When his 75-year-old father, Hal, suddenly announces “I’m gay,” it’s no coming out party for son Oliver who has identity-commitment issues of his own.

The story of Hal (Christopher Plummer) and Oliver (Ewan McGregor) is intertwined in director Mike Mills’ exceptional auto-bio film, Beginners. Ironically, the movie begins with Hal’s death and Oliver being left to cope with demons of his own.

Mills constructs his first person narrative via Oliver weaving in and out of past and present: growing up as witness to his parents’ rather cold, detached marriage of convenience and, secondly, later coping with his father’s new beginning as he takes a lover, Andy (Goran Visnjic).

Hal comes out to Oliver and the world six months after his mother’s death, and though his rebirth also ends rather suddenly with cancer, his short happy life was better late than never. But not necessarily for his son, as the story begins with Oliver dealing with his father’s remains: his chemo meds, ashes and a driveway full of garbage bags waiting for a dumpster.

Oliver has his own baggage, including memories of his mother’s lonely, unfulfilled life and his own inability to connect and maintain any kind of relationship as a son, friend or lover. Nature and nurture have left him ill-equipped.

The one bright spot in this rather dour, naturally-lit film with its subdued palette is his father’s dog, Arthur, a Jack Russell terrier whom Oliver inherits. It clings to him as closely as does Hal’s spirit, which Arthur seems to be. Mills cleverly has Oliver read Arthur’s “mind” – and the terrier then answers in subtitles. Just the sort of light touch Beginners needs.
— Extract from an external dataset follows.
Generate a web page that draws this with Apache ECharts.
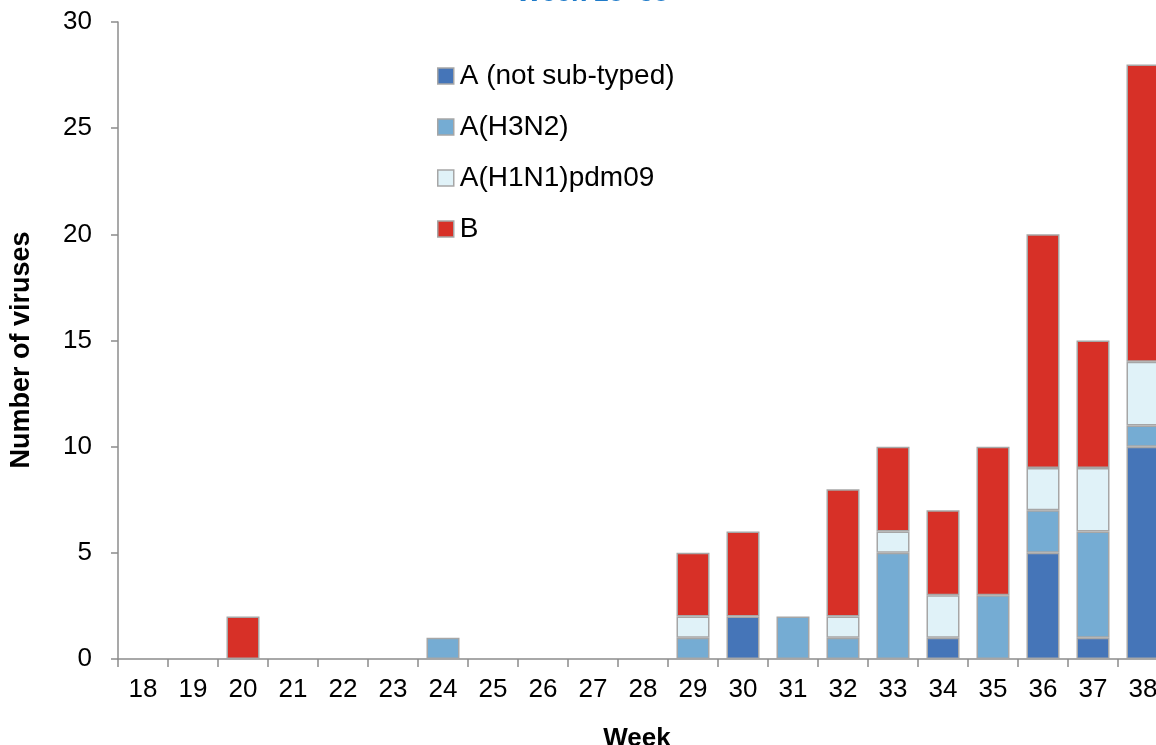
<!DOCTYPE html>
<html>
<head>
<meta charset="utf-8">
<script src="https://cdn.jsdelivr.net/npm/echarts@6/dist/echarts.min.js"></script>
<style>html,body{margin:0;padding:0;background:#fff}#c{width:1156px;height:745px}</style>
</head>
<body>
<div id="c"></div>
<script>
var weeks = ['18','19','20','21','22','23','24','25','26','27','28','29','30','31','32','33','34','35','36','37','38'];
var seriesNames = ['A (not sub-typed)', 'A(H3N2)', 'A(H1N1)pdm09', 'B'];
var aNotSubtyped = [0,0,0,0,0,0,0,0,0,0,0,0,2,0,0,0,1,0,5,1,10];
var aH3N2        = [0,0,0,0,0,0,1,0,0,0,0,1,0,2,1,5,0,3,2,5,1];
var aH1N1pdm09   = [0,0,0,0,0,0,0,0,0,0,0,1,0,0,1,1,2,0,2,3,3];
var bValues      = [0,0,2,0,0,0,0,0,0,0,0,3,4,0,6,4,4,7,11,6,14];
var yTicks = [0,5,10,15,20,25,30];

var colors = ['#4575B8', '#75ACD3', '#E0F2F8', '#D73027'];
var values = [aNotSubtyped, aH3N2, aH1N1pdm09, bValues];
var font = 'Liberation Sans, Arial, sans-serif';

var chart = echarts.init(document.getElementById('c'));
chart.setOption({
  animation: false,
  title: {
    text: 'Week 18\u201338',
    left: 511,
    top: -25,
    textStyle: { color: '#1F7BC9', fontSize: 27, fontWeight: 'bold', fontFamily: font }
  },
  legend: {
    orient: 'vertical',
    left: 432,
    top: 57,
    itemWidth: 16,
    itemHeight: 16,
    itemGap: 23,
    icon: 'rect',
    itemStyle: { borderColor: '#A6A6A6', borderWidth: 1.5 },
    textStyle: { color: '#000', fontSize: 28, fontFamily: font, padding: [0,0,0,1] },
    data: seriesNames
  },
  grid: { left: 118, top: 22, right: -12, bottom: 86, containLabel: false, outerBoundsMode: 'none' },
  xAxis: {
    type: 'category',
    data: weeks,
    name: 'Week',
    nameLocation: 'middle',
    nameGap: 67,
    nameTextStyle: { color: '#000', fontSize: 26, fontWeight: 'bold', fontFamily: font, padding: [0,12,0,0] },
    axisLine: { lineStyle: { color: '#8C8C8C', width: 1.5 } },
    axisTick: { show: true, length: 8, alignWithLabel: false, lineStyle: { color: '#8C8C8C', width: 1.5 } },
    axisLabel: { color: '#000', fontSize: 26, fontFamily: font, margin: 18 }
  },
  yAxis: {
    type: 'value',
    min: 0,
    max: 30,
    interval: 5,
    axisLine: { show: true, lineStyle: { color: '#8C8C8C', width: 1.5 } },
    axisTick: { show: true, length: 7, lineStyle: { color: '#8C8C8C', width: 1.5 } },
    splitLine: { show: false },
    axisLabel: {
      color: '#000', fontSize: 26, fontFamily: font, margin: 26,
      formatter: function (v) { return yTicks.indexOf(v) >= 0 ? String(v) : ''; }
    }
  },
  graphic: [{
    type: 'text',
    x: 22,
    y: 350,
    rotation: Math.PI / 2,
    style: { text: 'Number of viruses', fill: '#000', font: 'bold 27px ' + font, textAlign: 'center', textVerticalAlign: 'middle' }
  }],
  series: seriesNames.map(function (n, i) {
    return {
      name: n,
      type: 'bar',
      stack: 'total',
      barWidth: 33,
      data: values[i].map(function (v) { return v === 0 ? null : v; }),
      itemStyle: { color: colors[i], borderColor: '#A6A6A6', borderWidth: 1.5 }
    };
  })
});
</script>
</body>
</html>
At his friends’ bidding, Oliver attempts to break out of his blue funk by attending a costume party dressed as Dr. Freud. Inexplicably, the good doctor meets the love of his life to be, or not to be, Anna (Melanie Laurent), during an improvised therapy session. Anna correctly diagnoses Oliver as a physician in need of healing himself, but not without empathy. That she does so with scribblings while suffering from laryngitis was an unnecessary stretch.

Despite her own shadowy past, these two wounded souls connect at some needy, shaky level but commitment doesn’t come as easily for either. As if reflecting our own impatience and empathy, Arthur, after a series of fits and starts, asks, “Are we married yet?”

Oliver has a few issues left to resolve. Number one is coming to grips with his father outing himself and the part that he played, or lack thereof, in the lie his parents perpetuated for society’s sake. In a key scene late in the film after his father’s death, surrounded by his new male-dominated family, he confronts Andy, whom he has kept at a distance.

Sensing Oliver’s conflict, Andy says, “It’s because I’m gay, isn’t it?” But relationships are more complicated than that. “It’s because my father loved you,” Oliver responds; and when they movingly hug, he is embracing more than the past.

Oliver and Anna have reached an impasse. Now that he has built a bridge or two, their future leap of faith has a better chance of survival. Mills measures his modern morality tale on the times they are a-changing with witty, revealing visual asides with Oliver’s commentary on past decades -virtual power points.

Over images of the 50s, 60s and so on, Oliver observes, “This is smoking … this is a picnic … this is a family … this is what love looks like.” Abject lessons in history and a chance to begin again.